▼▼▼
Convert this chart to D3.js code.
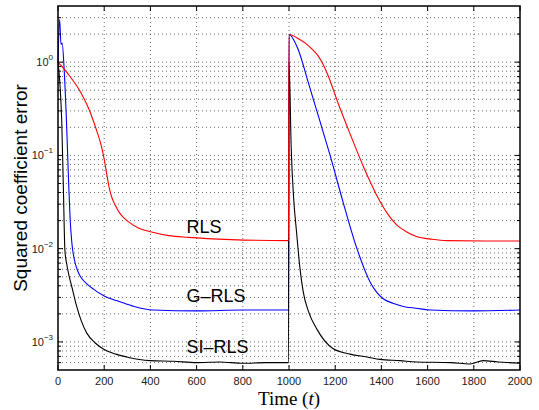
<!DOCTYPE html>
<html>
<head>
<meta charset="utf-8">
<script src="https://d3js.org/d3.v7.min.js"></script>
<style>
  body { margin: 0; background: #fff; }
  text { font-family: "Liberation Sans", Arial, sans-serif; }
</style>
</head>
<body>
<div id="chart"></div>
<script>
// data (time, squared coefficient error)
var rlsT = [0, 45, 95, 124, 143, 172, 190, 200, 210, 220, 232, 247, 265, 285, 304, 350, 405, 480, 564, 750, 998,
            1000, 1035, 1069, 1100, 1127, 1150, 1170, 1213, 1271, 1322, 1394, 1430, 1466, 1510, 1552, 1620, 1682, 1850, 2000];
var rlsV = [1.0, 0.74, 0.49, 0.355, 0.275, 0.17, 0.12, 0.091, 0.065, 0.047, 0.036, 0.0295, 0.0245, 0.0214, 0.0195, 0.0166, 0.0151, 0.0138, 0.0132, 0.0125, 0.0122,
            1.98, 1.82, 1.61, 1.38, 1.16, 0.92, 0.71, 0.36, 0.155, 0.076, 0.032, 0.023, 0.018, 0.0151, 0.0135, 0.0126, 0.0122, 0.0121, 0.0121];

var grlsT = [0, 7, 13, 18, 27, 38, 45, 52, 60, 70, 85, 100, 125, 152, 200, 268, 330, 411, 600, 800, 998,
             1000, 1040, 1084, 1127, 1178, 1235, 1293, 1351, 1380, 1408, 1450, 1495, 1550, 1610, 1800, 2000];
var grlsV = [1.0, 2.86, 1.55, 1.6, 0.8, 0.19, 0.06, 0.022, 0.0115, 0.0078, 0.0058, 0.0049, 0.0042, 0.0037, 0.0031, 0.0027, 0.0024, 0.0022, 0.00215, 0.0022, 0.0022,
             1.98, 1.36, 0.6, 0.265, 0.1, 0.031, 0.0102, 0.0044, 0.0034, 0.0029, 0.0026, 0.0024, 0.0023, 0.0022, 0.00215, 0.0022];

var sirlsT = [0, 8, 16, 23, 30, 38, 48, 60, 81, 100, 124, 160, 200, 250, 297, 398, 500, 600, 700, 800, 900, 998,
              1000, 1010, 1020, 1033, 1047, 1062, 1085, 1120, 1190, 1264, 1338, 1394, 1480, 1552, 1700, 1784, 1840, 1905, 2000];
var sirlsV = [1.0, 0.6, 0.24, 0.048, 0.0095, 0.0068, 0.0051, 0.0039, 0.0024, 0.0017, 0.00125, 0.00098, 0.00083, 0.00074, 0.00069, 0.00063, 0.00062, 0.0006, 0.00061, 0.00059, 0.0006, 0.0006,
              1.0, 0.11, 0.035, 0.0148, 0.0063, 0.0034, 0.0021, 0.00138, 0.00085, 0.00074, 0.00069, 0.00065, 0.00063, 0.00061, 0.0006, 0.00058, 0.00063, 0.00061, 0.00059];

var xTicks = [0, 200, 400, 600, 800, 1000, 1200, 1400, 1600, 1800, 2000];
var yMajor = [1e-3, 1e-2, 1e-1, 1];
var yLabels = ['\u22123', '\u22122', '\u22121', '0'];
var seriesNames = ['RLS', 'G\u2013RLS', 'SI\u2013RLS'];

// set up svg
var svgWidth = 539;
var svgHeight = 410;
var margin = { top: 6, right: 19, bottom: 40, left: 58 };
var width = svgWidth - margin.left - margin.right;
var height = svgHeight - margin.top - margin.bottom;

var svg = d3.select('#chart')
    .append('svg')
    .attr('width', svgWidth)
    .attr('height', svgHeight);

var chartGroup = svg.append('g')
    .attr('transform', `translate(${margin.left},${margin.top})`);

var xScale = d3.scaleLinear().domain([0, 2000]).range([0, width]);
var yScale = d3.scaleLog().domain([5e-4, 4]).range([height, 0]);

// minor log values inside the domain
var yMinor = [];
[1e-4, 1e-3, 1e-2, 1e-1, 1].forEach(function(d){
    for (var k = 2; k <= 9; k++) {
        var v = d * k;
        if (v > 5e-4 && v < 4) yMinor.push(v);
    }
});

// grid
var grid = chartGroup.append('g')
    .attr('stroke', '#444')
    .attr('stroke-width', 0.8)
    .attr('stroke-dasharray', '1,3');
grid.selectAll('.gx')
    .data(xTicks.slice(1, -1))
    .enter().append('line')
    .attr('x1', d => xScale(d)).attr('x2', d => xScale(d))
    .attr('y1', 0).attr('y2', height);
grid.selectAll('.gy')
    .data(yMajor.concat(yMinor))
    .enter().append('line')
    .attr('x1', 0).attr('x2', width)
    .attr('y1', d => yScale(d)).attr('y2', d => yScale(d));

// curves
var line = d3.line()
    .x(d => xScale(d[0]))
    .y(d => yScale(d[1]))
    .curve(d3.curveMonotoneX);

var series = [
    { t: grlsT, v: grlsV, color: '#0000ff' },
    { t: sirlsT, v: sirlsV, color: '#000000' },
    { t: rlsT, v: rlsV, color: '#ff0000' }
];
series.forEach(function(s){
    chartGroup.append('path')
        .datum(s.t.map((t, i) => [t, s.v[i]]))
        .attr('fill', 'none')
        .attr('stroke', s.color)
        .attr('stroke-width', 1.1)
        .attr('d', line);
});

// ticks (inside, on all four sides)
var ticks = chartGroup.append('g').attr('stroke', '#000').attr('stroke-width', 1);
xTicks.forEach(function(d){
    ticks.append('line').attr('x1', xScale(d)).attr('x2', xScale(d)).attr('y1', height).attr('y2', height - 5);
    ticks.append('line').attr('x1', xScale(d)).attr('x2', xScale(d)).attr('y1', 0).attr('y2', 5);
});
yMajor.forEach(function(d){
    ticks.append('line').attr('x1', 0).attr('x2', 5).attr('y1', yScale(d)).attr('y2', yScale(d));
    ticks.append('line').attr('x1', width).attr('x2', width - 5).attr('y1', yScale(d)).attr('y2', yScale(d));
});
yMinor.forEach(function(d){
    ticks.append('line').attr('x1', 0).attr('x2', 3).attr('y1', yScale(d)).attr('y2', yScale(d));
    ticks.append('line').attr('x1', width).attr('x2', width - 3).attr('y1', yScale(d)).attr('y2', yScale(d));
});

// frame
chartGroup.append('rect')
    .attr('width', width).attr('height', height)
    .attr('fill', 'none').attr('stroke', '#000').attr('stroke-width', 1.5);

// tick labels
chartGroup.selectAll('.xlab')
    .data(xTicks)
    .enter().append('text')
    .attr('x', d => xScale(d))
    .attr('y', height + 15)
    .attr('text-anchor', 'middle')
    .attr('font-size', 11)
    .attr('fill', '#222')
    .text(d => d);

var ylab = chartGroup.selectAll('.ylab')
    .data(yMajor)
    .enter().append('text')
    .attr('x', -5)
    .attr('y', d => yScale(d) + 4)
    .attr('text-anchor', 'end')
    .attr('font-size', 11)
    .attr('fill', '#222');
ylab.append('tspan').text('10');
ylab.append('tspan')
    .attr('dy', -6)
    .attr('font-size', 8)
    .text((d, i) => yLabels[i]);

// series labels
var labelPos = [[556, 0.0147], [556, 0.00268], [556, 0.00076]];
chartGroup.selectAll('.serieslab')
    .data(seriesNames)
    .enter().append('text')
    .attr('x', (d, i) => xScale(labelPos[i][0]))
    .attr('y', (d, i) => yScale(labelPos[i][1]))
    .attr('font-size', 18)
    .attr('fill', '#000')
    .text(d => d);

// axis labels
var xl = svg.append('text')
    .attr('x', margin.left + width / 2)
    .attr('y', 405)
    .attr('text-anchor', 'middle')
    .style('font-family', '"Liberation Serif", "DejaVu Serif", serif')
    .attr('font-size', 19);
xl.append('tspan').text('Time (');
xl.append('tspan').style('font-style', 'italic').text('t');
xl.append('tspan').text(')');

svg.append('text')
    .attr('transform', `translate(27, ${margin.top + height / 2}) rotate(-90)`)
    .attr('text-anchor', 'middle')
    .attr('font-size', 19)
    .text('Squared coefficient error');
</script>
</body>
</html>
▲▲▲
**Exercise task:** Return, unchanged, the lines from the first line of the material through the line that holds "0.0122, 0.0121, 0.0121];", inclusive, omitting pictures.

**Result:**
Convert this chart to D3.js code.
<!DOCTYPE html>
<html>
<head>
<meta charset="utf-8">
<script src="https://d3js.org/d3.v7.min.js"></script>
<style>
  body { margin: 0; background: #fff; }
  text { font-family: "Liberation Sans", Arial, sans-serif; }
</style>
</head>
<body>
<div id="chart"></div>
<script>
// data (time, squared coefficient error)
var rlsT = [0, 45, 95, 124, 143, 172, 190, 200, 210, 220, 232, 247, 265, 285, 304, 350, 405, 480, 564, 750, 998,
            1000, 1035, 1069, 1100, 1127, 1150, 1170, 1213, 1271, 1322, 1394, 1430, 1466, 1510, 1552, 1620, 1682, 1850, 2000];
var rlsV = [1.0, 0.74, 0.49, 0.355, 0.275, 0.17, 0.12, 0.091, 0.065, 0.047, 0.036, 0.0295, 0.0245, 0.0214, 0.0195, 0.0166, 0.0151, 0.0138, 0.0132, 0.0125, 0.0122,
            1.98, 1.82, 1.61, 1.38, 1.16, 0.92, 0.71, 0.36, 0.155, 0.076, 0.032, 0.023, 0.018, 0.0151, 0.0135, 0.0126, 0.0122, 0.0121, 0.0121];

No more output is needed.